DATA EXTRACT
--------------------

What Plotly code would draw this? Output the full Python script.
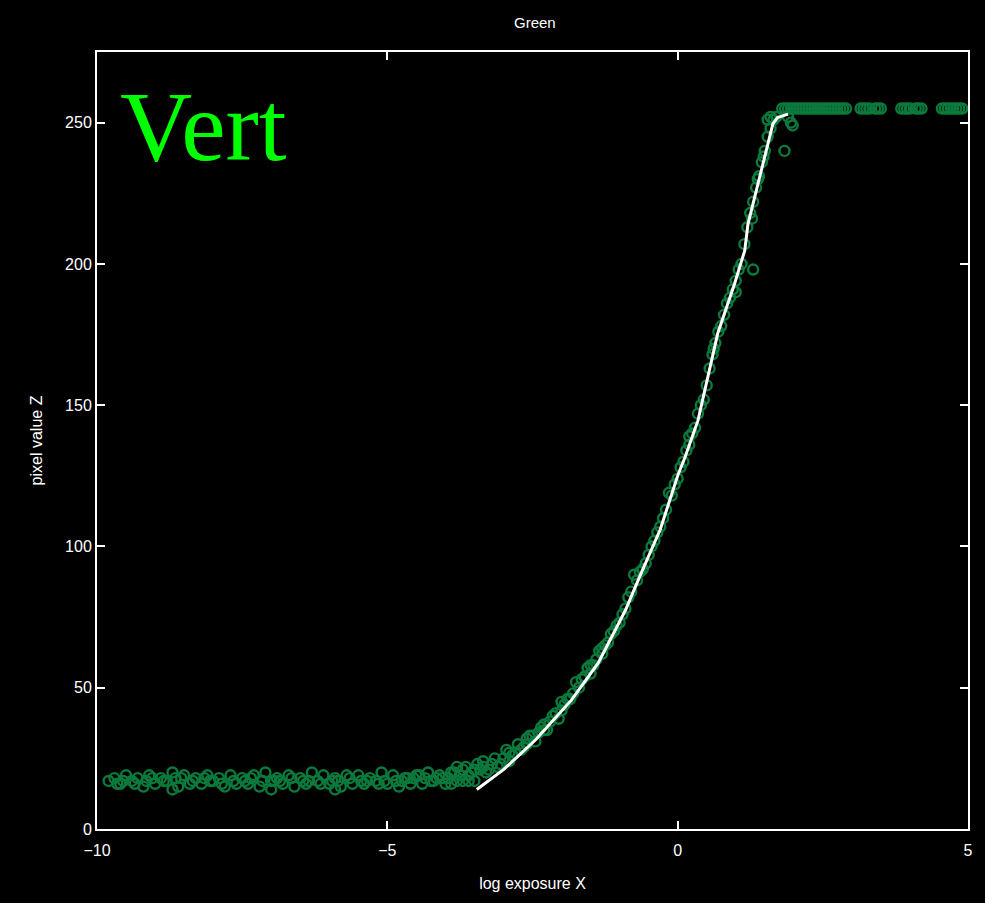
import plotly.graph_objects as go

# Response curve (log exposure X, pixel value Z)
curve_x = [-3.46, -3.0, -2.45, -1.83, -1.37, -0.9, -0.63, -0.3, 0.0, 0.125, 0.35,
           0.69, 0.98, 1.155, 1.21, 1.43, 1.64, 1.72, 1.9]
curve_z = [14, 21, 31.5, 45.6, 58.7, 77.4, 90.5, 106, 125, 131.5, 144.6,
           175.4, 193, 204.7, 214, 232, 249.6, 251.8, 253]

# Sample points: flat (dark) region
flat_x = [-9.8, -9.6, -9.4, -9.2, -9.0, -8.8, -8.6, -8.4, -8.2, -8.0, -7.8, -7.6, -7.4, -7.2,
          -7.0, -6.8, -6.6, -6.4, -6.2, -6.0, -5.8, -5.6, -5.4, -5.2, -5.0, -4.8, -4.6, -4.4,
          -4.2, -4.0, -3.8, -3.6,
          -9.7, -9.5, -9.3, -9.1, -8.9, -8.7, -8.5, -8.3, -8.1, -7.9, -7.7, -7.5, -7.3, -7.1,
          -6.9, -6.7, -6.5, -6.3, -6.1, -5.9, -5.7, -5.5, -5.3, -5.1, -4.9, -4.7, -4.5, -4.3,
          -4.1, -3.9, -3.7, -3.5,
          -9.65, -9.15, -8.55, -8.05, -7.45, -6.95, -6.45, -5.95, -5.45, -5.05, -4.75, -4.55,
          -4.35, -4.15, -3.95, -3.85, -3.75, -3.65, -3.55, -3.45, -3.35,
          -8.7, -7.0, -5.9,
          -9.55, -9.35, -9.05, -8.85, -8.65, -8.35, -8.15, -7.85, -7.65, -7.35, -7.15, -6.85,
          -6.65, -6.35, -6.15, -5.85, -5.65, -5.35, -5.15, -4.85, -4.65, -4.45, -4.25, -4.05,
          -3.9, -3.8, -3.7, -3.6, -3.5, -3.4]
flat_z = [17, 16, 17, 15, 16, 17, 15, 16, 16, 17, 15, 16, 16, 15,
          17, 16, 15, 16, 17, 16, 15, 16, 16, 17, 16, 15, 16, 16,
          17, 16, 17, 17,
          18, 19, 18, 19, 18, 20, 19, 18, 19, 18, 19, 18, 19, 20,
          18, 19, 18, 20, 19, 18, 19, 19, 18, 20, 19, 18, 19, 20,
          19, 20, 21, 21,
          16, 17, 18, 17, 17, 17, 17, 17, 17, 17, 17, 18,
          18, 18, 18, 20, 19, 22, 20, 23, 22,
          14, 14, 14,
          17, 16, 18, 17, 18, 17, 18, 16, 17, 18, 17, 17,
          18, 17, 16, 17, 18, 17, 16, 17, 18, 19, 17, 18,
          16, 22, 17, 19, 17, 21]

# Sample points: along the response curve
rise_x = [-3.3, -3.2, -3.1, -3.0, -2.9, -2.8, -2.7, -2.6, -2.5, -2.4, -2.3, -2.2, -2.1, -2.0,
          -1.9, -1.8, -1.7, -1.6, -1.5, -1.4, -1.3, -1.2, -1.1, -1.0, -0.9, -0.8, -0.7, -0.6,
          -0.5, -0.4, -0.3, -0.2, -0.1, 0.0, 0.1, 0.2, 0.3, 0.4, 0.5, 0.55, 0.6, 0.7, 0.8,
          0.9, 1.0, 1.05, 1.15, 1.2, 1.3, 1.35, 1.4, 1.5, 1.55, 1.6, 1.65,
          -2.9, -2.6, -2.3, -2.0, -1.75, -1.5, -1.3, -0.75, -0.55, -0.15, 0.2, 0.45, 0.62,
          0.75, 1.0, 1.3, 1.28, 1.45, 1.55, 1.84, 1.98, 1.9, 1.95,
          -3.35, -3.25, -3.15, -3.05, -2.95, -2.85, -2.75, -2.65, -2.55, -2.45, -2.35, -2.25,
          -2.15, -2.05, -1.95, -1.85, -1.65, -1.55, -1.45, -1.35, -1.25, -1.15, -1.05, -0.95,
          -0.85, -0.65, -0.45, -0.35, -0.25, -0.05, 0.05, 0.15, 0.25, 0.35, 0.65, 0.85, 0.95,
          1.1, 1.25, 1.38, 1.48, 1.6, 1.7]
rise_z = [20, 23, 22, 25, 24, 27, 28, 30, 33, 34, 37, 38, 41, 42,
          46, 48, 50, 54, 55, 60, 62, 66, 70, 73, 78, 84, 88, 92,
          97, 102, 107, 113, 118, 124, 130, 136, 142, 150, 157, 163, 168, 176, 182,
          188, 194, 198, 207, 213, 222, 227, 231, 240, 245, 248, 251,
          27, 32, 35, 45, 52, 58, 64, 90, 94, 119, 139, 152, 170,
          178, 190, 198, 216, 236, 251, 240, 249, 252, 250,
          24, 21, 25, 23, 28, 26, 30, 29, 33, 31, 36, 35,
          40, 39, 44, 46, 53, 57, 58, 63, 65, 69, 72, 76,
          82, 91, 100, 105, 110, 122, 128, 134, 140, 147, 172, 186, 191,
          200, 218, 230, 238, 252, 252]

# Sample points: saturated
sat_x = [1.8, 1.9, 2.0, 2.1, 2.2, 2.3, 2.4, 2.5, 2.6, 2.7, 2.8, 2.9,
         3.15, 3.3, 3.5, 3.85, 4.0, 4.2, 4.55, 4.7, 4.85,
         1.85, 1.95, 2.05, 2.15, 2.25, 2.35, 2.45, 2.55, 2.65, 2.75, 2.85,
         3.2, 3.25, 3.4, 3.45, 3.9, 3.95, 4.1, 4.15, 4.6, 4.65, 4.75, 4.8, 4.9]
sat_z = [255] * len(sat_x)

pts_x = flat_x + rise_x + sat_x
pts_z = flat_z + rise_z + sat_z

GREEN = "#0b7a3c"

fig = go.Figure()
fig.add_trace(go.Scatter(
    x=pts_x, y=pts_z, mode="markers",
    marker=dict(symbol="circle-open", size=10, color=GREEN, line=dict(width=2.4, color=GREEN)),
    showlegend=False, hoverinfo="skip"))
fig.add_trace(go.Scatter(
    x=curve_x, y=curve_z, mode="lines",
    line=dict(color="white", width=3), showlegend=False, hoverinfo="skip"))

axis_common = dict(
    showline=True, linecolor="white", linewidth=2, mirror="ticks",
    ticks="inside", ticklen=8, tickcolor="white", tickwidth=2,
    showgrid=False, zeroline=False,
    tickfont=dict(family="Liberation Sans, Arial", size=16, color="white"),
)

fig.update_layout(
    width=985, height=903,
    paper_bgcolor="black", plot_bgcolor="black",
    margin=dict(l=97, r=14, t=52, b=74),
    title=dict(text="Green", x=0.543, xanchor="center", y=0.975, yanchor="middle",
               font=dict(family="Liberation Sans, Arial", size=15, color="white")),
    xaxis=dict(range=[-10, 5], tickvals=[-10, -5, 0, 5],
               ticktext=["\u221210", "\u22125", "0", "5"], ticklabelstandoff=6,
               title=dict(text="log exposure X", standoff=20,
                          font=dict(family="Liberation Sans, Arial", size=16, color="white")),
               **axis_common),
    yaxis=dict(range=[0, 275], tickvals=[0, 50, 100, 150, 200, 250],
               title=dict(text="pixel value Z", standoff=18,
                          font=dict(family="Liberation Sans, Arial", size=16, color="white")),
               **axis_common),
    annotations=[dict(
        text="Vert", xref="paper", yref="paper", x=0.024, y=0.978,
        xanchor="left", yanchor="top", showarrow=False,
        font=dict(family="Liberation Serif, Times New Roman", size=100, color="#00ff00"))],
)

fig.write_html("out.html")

--------------------

YOUR TASK
Reproduce the material above exactly, first line through the line that contains "175.4, 193, 204.7, 214, 232, 249.6, 251.8, 253]", minus the pictures.

RESPONSE
What Plotly code would draw this? Output the full Python script.
import plotly.graph_objects as go

# Response curve (log exposure X, pixel value Z)
curve_x = [-3.46, -3.0, -2.45, -1.83, -1.37, -0.9, -0.63, -0.3, 0.0, 0.125, 0.35,
           0.69, 0.98, 1.155, 1.21, 1.43, 1.64, 1.72, 1.9]
curve_z = [14, 21, 31.5, 45.6, 58.7, 77.4, 90.5, 106, 125, 131.5, 144.6,
           175.4, 193, 204.7, 214, 232, 249.6, 251.8, 253]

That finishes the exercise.